··· LISTING ···
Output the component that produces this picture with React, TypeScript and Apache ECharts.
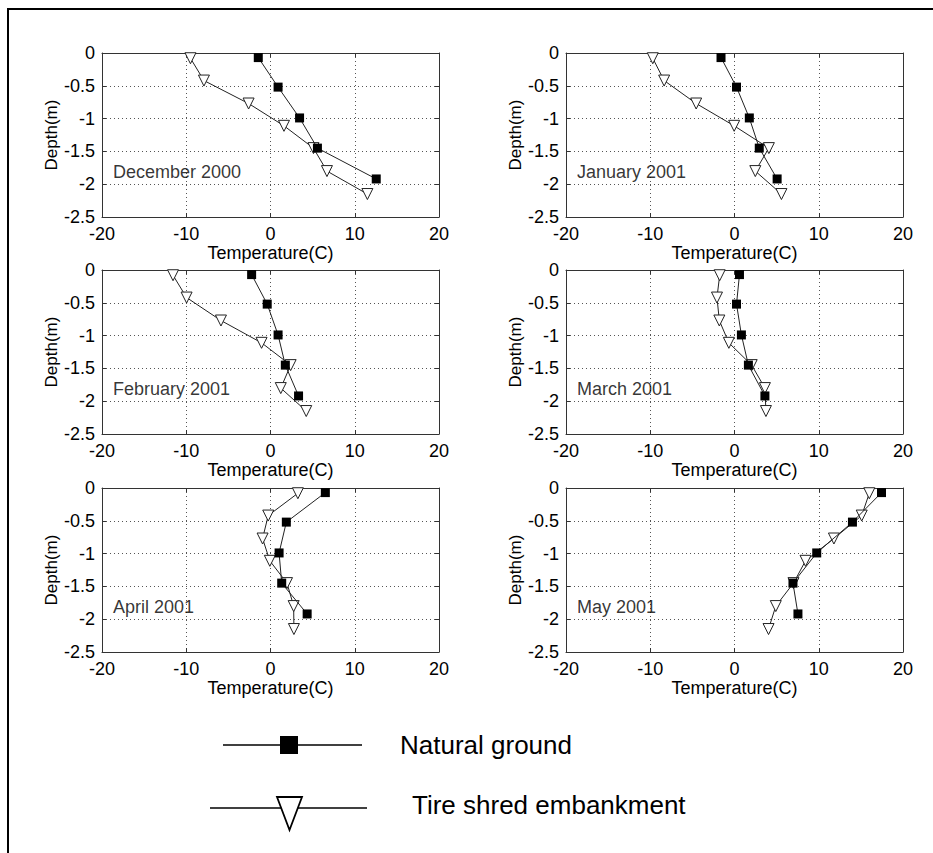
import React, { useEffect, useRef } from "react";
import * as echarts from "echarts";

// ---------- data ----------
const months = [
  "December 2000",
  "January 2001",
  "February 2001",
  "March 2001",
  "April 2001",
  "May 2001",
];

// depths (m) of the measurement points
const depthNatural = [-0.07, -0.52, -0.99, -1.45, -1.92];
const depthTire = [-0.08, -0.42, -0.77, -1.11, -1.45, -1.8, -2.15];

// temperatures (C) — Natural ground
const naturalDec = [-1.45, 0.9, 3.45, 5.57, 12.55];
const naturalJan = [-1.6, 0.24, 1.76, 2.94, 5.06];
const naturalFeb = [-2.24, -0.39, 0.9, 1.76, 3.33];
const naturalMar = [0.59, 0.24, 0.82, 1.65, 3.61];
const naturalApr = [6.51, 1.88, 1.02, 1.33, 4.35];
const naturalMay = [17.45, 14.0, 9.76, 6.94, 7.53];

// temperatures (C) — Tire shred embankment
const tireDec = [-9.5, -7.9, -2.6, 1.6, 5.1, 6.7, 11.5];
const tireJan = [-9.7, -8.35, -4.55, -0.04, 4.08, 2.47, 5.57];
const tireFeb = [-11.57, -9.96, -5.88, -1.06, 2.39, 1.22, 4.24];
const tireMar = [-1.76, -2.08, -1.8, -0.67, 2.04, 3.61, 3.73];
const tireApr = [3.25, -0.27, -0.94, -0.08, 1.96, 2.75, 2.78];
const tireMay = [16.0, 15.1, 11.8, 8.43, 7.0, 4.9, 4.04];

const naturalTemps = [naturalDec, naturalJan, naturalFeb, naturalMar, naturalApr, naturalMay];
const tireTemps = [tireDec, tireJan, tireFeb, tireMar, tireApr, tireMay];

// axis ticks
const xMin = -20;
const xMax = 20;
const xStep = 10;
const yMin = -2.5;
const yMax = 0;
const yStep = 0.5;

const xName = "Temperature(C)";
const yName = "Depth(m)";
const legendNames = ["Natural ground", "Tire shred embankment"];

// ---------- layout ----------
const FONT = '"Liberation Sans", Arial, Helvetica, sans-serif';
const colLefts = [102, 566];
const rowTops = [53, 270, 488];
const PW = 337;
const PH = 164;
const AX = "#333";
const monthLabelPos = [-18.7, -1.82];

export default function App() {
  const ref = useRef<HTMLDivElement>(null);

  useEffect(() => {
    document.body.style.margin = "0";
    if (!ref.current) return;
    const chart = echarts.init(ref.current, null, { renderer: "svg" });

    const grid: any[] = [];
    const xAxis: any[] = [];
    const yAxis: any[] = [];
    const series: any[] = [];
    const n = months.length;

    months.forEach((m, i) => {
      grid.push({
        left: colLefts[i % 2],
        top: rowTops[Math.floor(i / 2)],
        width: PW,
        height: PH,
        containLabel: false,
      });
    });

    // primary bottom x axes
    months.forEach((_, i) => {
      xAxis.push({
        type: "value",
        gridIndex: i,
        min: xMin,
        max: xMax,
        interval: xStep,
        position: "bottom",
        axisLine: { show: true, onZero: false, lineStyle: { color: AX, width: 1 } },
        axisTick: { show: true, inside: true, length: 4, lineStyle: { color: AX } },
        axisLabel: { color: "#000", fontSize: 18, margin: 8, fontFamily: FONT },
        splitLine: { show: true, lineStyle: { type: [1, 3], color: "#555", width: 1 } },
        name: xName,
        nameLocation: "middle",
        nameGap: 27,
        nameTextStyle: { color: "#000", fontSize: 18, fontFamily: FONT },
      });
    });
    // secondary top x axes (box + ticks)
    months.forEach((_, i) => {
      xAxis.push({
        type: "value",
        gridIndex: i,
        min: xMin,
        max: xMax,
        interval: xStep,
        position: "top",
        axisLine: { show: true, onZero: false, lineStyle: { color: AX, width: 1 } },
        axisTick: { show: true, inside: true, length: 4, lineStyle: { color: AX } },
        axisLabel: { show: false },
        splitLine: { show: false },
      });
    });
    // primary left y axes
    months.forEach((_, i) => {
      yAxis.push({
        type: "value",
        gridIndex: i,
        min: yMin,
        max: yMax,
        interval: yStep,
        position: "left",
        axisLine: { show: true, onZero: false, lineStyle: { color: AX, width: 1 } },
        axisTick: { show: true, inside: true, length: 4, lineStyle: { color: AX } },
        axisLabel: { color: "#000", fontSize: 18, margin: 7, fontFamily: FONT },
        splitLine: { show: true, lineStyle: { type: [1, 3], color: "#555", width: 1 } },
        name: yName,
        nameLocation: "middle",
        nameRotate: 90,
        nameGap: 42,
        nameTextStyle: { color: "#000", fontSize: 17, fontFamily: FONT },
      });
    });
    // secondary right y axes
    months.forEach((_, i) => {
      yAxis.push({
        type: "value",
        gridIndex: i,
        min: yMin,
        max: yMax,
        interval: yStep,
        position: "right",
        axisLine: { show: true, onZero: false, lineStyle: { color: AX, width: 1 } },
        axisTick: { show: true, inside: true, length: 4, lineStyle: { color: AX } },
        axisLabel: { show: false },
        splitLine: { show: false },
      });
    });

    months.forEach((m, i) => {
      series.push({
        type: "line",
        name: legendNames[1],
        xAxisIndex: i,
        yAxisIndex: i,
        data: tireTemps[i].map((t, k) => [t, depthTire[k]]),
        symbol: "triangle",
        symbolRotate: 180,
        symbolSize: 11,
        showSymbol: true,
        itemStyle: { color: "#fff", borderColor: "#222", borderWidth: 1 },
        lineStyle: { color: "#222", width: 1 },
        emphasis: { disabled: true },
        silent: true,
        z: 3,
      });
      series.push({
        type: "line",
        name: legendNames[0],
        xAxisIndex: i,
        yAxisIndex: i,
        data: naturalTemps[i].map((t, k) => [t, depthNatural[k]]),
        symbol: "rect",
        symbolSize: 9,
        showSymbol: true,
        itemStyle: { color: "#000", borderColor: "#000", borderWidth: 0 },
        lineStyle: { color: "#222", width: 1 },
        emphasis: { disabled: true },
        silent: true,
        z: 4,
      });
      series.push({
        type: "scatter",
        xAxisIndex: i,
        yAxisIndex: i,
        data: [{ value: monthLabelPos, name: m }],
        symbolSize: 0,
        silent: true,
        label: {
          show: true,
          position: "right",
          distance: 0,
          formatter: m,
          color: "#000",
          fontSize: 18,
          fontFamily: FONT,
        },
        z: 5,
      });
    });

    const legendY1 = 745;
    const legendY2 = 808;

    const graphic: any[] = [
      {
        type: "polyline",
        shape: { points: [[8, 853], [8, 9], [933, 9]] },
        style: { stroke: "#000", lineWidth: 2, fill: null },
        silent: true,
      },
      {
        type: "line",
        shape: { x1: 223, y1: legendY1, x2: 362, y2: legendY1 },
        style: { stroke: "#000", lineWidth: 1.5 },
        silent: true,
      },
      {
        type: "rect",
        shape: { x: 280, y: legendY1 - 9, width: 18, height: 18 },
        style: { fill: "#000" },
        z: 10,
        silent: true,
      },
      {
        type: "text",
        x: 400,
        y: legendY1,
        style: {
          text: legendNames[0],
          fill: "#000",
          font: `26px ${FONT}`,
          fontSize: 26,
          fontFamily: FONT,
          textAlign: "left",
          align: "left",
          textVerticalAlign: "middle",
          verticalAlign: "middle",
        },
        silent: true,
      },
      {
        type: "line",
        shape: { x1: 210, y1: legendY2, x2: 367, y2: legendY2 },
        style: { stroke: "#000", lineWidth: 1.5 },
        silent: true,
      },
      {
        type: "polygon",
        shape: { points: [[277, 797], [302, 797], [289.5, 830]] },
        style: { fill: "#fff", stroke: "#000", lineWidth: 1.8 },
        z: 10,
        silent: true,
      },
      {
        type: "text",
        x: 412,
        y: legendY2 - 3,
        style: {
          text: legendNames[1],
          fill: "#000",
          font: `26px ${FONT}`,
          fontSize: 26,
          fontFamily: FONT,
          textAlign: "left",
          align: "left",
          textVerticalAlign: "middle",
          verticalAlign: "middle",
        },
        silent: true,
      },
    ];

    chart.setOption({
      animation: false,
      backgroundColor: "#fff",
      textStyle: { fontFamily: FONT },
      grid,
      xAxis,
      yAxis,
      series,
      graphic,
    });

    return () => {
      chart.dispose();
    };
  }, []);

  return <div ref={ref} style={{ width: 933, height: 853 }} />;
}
···
··· LISTING ···
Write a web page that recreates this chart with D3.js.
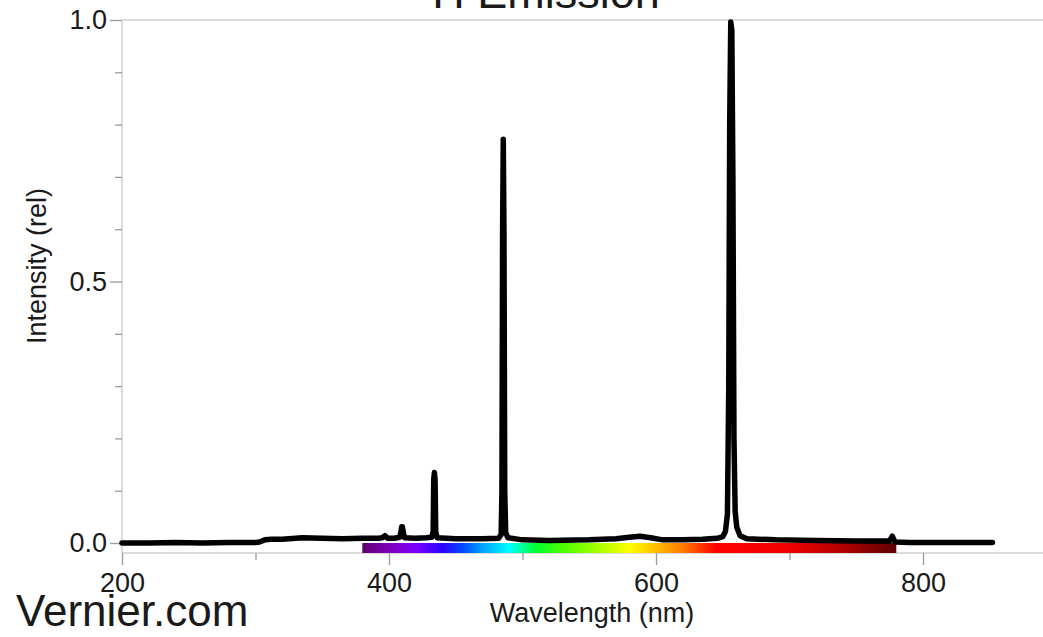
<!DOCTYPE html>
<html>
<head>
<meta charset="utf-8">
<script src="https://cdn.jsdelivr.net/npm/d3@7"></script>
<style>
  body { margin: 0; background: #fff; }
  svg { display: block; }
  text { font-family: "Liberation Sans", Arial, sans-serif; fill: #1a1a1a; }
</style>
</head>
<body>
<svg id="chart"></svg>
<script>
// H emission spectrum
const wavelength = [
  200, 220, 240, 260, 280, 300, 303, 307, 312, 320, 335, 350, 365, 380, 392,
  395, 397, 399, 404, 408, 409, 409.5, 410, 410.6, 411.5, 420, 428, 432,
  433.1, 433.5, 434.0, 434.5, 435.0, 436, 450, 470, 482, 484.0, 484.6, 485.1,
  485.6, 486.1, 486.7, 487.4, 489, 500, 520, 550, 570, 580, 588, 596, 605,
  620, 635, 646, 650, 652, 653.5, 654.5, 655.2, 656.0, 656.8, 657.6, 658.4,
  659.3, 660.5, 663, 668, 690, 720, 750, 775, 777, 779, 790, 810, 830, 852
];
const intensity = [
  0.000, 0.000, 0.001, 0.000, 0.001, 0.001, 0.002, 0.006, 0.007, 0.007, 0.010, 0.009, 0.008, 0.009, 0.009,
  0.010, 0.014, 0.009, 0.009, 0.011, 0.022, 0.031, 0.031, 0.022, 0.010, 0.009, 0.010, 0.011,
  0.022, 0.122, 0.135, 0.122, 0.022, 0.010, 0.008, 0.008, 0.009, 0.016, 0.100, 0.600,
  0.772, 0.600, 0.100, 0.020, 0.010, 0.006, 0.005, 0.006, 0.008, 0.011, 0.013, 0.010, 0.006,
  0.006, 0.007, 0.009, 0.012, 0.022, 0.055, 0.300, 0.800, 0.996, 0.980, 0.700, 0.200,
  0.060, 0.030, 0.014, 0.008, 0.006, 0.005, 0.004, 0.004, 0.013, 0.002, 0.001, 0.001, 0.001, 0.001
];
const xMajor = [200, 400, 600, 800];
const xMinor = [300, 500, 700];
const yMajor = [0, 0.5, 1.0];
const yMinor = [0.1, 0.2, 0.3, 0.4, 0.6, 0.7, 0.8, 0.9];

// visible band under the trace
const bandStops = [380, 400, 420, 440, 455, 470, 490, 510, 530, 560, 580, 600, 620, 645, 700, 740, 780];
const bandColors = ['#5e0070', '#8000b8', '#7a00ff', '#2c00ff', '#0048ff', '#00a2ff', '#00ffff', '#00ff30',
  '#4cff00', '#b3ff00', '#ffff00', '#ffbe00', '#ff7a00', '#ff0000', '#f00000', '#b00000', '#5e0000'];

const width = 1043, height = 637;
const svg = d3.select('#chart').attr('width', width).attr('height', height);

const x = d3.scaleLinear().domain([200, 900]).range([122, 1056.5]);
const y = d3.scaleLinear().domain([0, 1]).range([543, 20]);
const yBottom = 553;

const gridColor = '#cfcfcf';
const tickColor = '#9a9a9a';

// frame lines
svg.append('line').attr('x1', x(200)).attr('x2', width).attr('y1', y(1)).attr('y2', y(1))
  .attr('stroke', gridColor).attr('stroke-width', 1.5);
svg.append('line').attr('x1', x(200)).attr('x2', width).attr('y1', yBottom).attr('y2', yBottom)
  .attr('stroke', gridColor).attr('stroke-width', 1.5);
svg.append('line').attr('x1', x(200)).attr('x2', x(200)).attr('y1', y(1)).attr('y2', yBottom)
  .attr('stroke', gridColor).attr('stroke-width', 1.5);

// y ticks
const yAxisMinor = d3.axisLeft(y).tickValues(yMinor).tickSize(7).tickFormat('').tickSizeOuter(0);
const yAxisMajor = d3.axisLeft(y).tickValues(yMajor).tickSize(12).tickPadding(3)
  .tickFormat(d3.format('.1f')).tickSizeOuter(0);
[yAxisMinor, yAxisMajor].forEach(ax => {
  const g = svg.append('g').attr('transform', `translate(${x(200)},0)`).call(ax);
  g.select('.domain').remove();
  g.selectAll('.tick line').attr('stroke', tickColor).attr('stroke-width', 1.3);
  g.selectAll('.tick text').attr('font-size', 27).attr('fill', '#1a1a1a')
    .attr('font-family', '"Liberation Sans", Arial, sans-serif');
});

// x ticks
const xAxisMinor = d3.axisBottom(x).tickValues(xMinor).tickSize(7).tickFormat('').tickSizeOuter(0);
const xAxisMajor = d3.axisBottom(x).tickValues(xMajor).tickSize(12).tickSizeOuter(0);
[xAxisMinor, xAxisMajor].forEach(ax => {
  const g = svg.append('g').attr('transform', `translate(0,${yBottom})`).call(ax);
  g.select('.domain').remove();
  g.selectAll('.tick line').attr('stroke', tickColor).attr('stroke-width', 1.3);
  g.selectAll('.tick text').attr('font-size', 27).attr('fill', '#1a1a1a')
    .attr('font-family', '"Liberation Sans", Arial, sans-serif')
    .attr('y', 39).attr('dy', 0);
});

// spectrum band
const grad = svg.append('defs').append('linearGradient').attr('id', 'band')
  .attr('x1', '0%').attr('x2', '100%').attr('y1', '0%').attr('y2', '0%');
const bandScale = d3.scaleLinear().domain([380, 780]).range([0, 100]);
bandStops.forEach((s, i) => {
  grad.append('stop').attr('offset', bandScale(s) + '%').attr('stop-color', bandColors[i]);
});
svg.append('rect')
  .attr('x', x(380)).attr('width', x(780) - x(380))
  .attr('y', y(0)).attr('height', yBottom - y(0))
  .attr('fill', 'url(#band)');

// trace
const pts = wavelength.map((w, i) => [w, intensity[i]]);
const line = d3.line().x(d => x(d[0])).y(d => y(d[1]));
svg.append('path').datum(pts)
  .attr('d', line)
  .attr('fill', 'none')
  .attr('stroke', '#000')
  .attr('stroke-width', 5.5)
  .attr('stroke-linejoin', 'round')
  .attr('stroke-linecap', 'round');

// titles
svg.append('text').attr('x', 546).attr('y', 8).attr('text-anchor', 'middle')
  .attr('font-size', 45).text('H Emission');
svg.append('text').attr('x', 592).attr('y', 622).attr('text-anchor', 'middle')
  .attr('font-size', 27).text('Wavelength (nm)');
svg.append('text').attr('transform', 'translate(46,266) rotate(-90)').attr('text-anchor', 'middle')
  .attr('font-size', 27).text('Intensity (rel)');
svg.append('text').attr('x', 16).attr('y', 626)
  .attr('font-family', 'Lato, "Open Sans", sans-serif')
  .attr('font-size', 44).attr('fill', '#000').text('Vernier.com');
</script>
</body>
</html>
···
Repeat, with no pictures, exactly the lines from the one containing "Output the component" through the one containing "-1.45, -1.8, -2.15];", the first and last included.

SOLUTION FOR THIS PROBLEM
Output the component that produces this picture with React, TypeScript and Apache ECharts.
import React, { useEffect, useRef } from "react";
import * as echarts from "echarts";

// ---------- data ----------
const months = [
  "December 2000",
  "January 2001",
  "February 2001",
  "March 2001",
  "April 2001",
  "May 2001",
];

// depths (m) of the measurement points
const depthNatural = [-0.07, -0.52, -0.99, -1.45, -1.92];
const depthTire = [-0.08, -0.42, -0.77, -1.11, -1.45, -1.8, -2.15];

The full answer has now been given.